▸ Exercise goal: Leave the pictures out and copy exactly the lines from the line containing "Generate a Python" to the line containing "fig.savefig('out.png', dpi=100)", both lines included.

(Charts and diagrams as code)
>>>>>

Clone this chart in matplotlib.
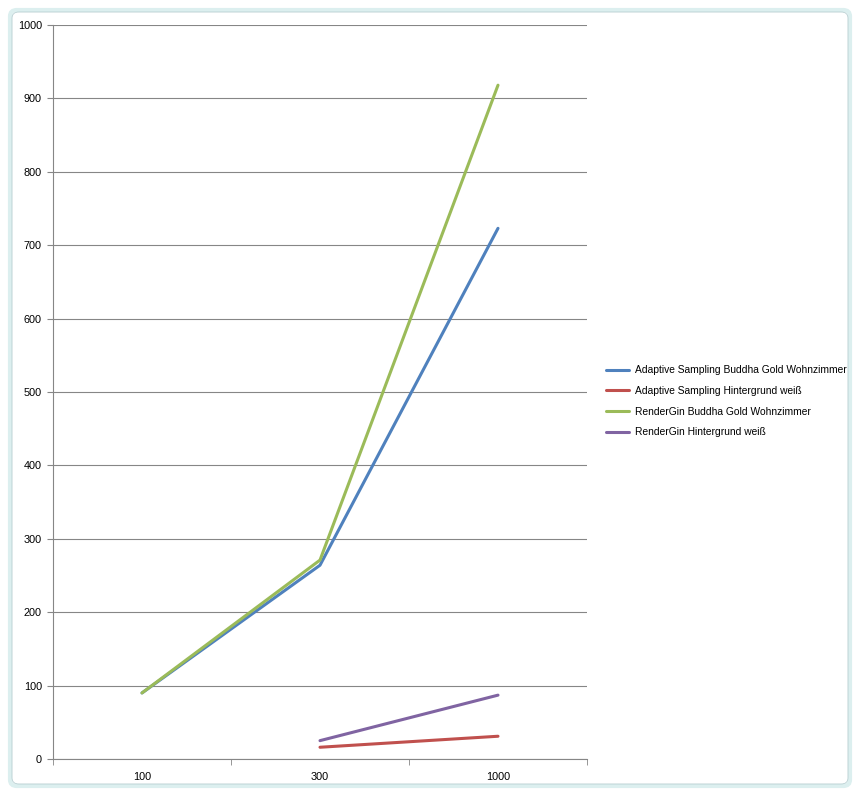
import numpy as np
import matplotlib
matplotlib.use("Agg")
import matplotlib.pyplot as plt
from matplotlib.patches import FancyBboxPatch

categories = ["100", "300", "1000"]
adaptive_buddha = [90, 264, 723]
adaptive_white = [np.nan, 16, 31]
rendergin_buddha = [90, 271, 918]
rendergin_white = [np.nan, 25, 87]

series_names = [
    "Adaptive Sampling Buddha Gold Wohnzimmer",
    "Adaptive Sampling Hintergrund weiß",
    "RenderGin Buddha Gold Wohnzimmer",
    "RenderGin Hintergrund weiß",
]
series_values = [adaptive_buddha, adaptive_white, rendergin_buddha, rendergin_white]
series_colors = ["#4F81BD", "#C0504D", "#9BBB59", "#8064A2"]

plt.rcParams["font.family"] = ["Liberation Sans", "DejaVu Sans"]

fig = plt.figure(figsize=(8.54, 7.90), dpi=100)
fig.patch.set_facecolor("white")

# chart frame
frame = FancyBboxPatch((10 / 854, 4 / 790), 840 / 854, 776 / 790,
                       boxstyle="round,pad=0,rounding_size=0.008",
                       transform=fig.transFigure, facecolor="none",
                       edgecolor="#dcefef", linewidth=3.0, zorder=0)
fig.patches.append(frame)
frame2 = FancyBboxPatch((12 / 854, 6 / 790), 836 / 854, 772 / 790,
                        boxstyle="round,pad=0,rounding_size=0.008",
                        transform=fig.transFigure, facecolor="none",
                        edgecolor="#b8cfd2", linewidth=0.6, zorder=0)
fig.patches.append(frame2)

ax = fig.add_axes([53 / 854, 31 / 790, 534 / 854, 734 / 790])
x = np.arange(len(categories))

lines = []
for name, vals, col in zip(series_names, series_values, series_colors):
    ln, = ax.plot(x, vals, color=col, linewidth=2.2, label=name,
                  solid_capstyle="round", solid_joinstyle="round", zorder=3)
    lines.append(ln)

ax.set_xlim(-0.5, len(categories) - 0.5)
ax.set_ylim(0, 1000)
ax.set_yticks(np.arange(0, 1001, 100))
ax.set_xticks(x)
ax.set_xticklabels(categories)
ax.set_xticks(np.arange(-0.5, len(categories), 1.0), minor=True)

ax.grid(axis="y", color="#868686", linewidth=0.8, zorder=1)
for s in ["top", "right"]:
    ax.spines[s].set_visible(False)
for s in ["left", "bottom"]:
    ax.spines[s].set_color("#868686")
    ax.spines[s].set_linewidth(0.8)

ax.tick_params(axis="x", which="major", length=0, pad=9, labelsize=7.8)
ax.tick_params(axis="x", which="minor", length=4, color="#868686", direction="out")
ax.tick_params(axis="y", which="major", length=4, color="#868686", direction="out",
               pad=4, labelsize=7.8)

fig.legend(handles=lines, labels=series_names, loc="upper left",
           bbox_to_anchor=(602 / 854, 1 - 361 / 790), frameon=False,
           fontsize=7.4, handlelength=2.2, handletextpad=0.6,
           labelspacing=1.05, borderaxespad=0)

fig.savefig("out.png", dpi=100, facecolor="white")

<<<<<
>>>>>

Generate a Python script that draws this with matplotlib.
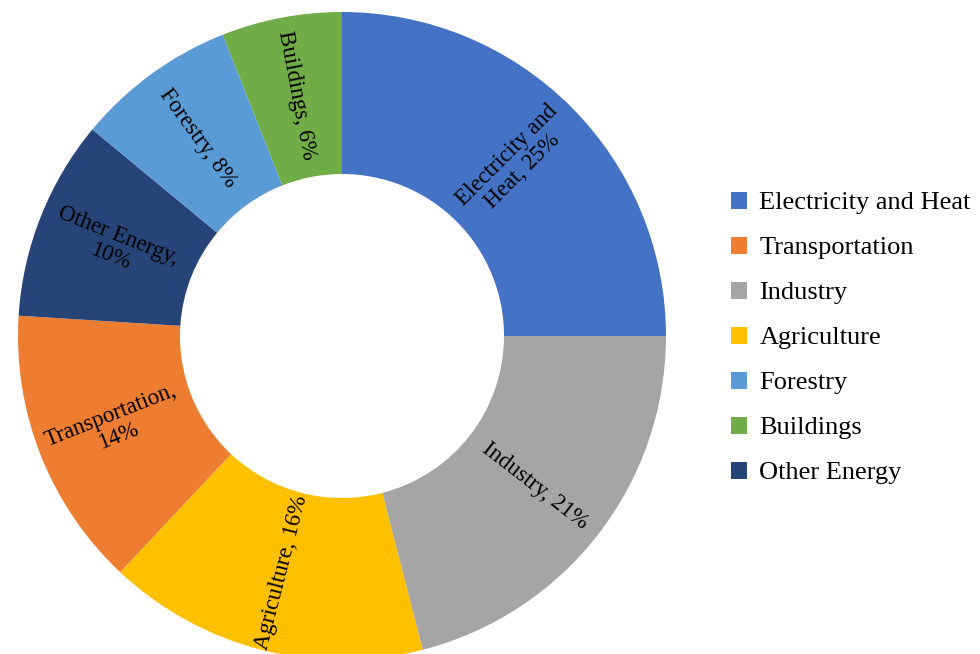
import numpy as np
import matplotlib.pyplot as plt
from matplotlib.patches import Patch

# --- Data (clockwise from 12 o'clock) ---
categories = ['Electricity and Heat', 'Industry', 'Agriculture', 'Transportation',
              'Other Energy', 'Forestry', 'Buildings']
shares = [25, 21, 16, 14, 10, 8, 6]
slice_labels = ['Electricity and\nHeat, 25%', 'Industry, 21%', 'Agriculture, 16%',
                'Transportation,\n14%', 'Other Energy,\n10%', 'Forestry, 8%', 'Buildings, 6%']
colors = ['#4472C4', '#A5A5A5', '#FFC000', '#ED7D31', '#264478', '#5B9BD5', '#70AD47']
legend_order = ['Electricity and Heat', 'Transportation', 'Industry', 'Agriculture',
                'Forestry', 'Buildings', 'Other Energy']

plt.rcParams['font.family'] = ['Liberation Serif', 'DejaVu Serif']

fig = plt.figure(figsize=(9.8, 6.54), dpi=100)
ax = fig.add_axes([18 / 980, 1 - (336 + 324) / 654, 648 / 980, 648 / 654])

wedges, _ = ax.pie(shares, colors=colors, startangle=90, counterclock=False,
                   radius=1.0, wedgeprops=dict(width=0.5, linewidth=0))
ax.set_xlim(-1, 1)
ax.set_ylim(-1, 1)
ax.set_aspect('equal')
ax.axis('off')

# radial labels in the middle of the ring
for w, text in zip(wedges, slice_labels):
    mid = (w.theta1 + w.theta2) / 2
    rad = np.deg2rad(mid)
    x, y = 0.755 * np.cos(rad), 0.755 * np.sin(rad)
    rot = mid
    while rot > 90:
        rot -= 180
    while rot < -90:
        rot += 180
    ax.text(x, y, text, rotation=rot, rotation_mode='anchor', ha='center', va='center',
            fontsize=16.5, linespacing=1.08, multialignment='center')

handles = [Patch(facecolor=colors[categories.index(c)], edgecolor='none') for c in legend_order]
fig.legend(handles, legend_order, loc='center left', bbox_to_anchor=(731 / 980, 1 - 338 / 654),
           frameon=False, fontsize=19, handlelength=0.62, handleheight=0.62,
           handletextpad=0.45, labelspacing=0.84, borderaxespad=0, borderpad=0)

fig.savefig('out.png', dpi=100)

<<<<<
>>>>>

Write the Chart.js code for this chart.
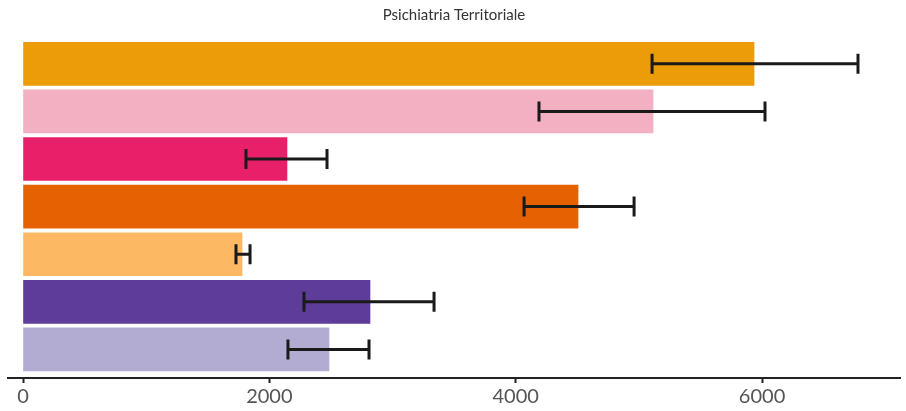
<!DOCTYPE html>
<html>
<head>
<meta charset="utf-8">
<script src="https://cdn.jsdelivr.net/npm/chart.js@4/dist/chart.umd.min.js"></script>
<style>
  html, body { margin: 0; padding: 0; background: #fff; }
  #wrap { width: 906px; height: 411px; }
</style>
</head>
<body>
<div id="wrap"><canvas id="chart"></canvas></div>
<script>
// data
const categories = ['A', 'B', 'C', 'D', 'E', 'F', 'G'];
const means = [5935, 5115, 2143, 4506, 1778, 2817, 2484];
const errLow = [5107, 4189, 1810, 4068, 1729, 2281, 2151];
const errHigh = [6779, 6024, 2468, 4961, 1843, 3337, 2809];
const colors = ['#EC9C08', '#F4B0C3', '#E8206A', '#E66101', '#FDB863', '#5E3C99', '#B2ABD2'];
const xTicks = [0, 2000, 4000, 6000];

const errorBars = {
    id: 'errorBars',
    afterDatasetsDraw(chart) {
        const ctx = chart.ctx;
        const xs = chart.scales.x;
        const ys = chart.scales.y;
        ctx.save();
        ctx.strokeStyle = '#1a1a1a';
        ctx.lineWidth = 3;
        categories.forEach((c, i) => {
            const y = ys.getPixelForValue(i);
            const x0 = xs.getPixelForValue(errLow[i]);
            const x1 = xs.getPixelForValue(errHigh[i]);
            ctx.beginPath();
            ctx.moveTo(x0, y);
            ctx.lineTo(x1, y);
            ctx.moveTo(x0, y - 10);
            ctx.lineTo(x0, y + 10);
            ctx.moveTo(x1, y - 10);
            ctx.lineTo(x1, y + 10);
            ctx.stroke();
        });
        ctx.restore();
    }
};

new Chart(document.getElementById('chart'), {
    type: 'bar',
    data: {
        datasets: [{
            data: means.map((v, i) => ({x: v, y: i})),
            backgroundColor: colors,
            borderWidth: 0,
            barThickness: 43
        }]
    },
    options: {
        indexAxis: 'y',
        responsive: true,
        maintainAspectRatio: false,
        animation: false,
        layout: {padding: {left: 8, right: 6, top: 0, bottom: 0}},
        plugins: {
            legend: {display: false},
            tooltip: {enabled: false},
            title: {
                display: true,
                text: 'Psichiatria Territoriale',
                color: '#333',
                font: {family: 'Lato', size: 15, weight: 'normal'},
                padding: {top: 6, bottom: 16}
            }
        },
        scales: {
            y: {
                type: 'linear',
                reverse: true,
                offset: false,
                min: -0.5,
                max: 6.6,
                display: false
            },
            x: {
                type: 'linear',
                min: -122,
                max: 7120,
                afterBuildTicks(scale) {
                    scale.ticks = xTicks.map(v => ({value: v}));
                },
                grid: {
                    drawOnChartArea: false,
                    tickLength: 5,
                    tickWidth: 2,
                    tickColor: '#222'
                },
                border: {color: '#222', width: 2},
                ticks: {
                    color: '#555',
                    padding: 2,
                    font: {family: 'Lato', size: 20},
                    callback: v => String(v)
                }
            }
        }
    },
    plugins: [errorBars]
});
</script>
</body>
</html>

<<<<<

▸ Worked solution:
Generate a Python script that draws this with matplotlib.
import numpy as np
import matplotlib.pyplot as plt
from matplotlib.patches import Patch

# --- Data (clockwise from 12 o'clock) ---
categories = ['Electricity and Heat', 'Industry', 'Agriculture', 'Transportation',
              'Other Energy', 'Forestry', 'Buildings']
shares = [25, 21, 16, 14, 10, 8, 6]
slice_labels = ['Electricity and\nHeat, 25%', 'Industry, 21%', 'Agriculture, 16%',
                'Transportation,\n14%', 'Other Energy,\n10%', 'Forestry, 8%', 'Buildings, 6%']
colors = ['#4472C4', '#A5A5A5', '#FFC000', '#ED7D31', '#264478', '#5B9BD5', '#70AD47']
legend_order = ['Electricity and Heat', 'Transportation', 'Industry', 'Agriculture',
                'Forestry', 'Buildings', 'Other Energy']

plt.rcParams['font.family'] = ['Liberation Serif', 'DejaVu Serif']

fig = plt.figure(figsize=(9.8, 6.54), dpi=100)
ax = fig.add_axes([18 / 980, 1 - (336 + 324) / 654, 648 / 980, 648 / 654])

wedges, _ = ax.pie(shares, colors=colors, startangle=90, counterclock=False,
                   radius=1.0, wedgeprops=dict(width=0.5, linewidth=0))
ax.set_xlim(-1, 1)
ax.set_ylim(-1, 1)
ax.set_aspect('equal')
ax.axis('off')

# radial labels in the middle of the ring
for w, text in zip(wedges, slice_labels):
    mid = (w.theta1 + w.theta2) / 2
    rad = np.deg2rad(mid)
    x, y = 0.755 * np.cos(rad), 0.755 * np.sin(rad)
    rot = mid
    while rot > 90:
        rot -= 180
    while rot < -90:
        rot += 180
    ax.text(x, y, text, rotation=rot, rotation_mode='anchor', ha='center', va='center',
            fontsize=16.5, linespacing=1.08, multialignment='center')

handles = [Patch(facecolor=colors[categories.index(c)], edgecolor='none') for c in legend_order]
fig.legend(handles, legend_order, loc='center left', bbox_to_anchor=(731 / 980, 1 - 338 / 654),
           frameon=False, fontsize=19, handlelength=0.62, handleheight=0.62,
           handletextpad=0.45, labelspacing=0.84, borderaxespad=0, borderpad=0)

fig.savefig('out.png', dpi=100)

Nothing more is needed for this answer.